Galloper commissions Harwich students to create original legacy artwork

December 23, 2021

  • Galloper offshore wind farm commissions Harwich and Dovercourt High School students to produce contemporary artwork
  • Students guided by celebrated London designer
  • Final piece will take centre stage at Harwich Festival and hang at Galloper’s Operations and Maintenance Base.

Talented artists and graphic designers at an Essex school are creating an original “legacy” piece of art working with a top designer in a project commissioned by offshore wind farm Galloper.

The final work by the 15-strong team of 13 and 14-year-olds at Harwich and Dovercourt High School will hang in the reception at Galloper’s operations and maintenance base at Harwich for its 25-year life span.

In weekly after-school sessions with illustrator and graphic designer David Meldrum, managing director of Sherbet Creative, based in Great Bardfield, near Braintree, whose clients include Ikea and Castrol, the team will create designs that David will bring together and digitally produce one striking 6ft x 4ft piece incorporating all their work.

Galloper, a 56-turbine offshore wind farm run by RWE from the Harwich base, commissioned and funded the project as part of its ongoing work with the local community and schools.

Before it goes on display in its Harwich ‘ home’, the artwork will form part of the summer Harwich Festival at the Harwich Heritage Festival  in an exhibition that the student team will curate and promote.

Louise Craigie, Director of Art and Innovation at Harwich and Dovercourt High School, said the idea was for the team to follow a professional brief to produce a collaborative piece.

“Galloper has given the students the opportunity to work just as they would if they were freelance or working in a small agency. This is a genuine life-skill project that will add huge weight to their post-16 applications and their CVs.

“They will have weekly sessions with a highly experienced graphic designer. They all have their own sketch books and will be involved in the whole process, learning so much from David about techniques and the software he will use to bring all their work together in one piece digitally.”

The Year 9 students will work on the project on top of their GCSE courses they have just started.

“This is a big commitment, something beyond their curriculum and it will carry some serious weight for their future,” said Louise.

To kick off the project, the team met Kieron Drew, Production Manager at Galloper, who explained the growing role of renewable energy in the UK’s energy supply, and how the turbines spin to generate clean green energy. Students also watched a video of the base foyer where their work will be hung.

They had the chance to feel what it was like to be out at sea on a Galloper turbine by the virtual reality headset with a 360-degree experience.

David, who has a first-class honours degree from Camberwell School of Art, has worked as both as a graphic designer and educator for more than 25 years and has been awarded a prestigious D and AD gold award.

He gained international publicity for his food illustrator design work.

He said: ‘it’s fantastic to have been selected to work with the pupils at the school.
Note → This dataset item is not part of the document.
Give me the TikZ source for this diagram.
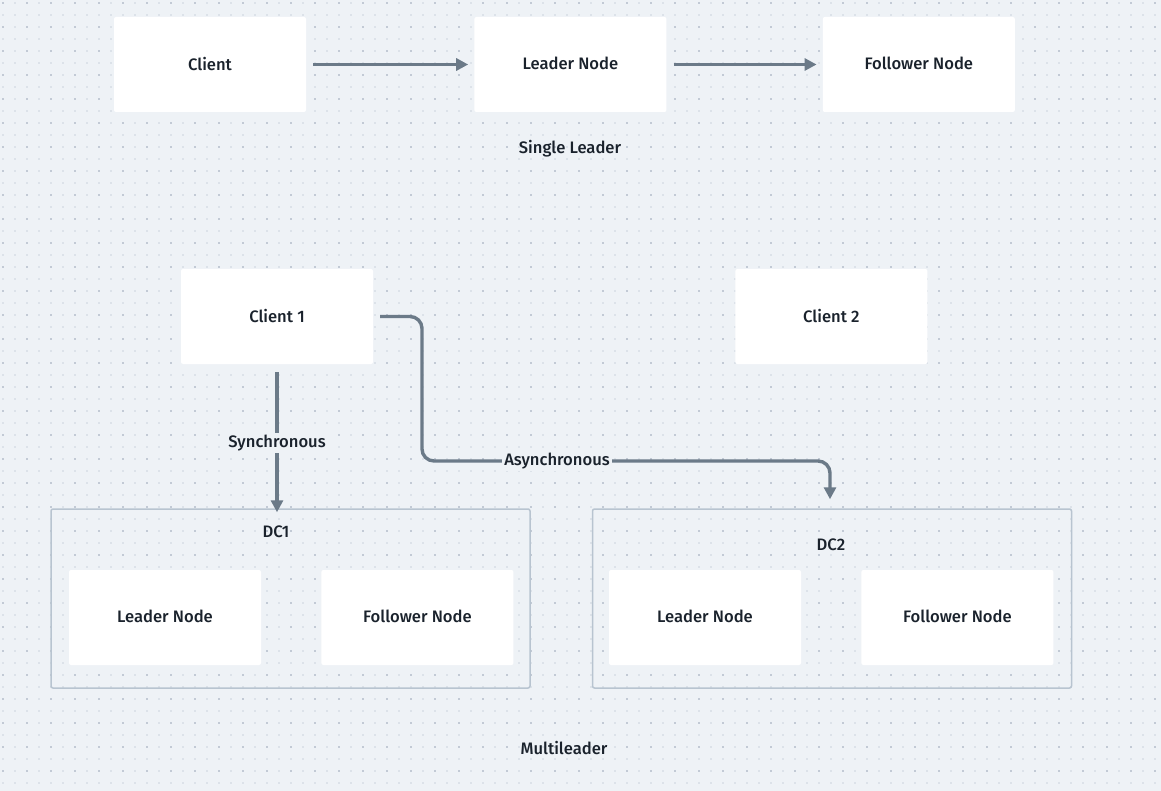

We have already had a number of workshops and they are a wonderful and enthusiastic dream team to be creating art and design with.

‘The pupils have embraced the creative techniques I’ve introduced to them, some of which were very new, with an open and committed approach. I’m looking forward to seeing their work both displayed at the Harwich Festival and the large-scale piece at the operations base. It will be a credit to them and the art team at the school.’

Sean Chenery, General Manager for Galloper said: “This project is a great opportunity for us to get involved with the local community and to introduce renewable energy to students in a different way.

“Essentially these students are getting to use their real-life skills to learn about our industry, and we are in the privileged position of being able to see the results.

“Renewable energy and art may not necessarily seem like they go hand in hand, but renewable energy art and sculpture work is becoming an interesting concept. Artistic structures have been designed across the world to harvest green energy and to educate and inspire individuals.”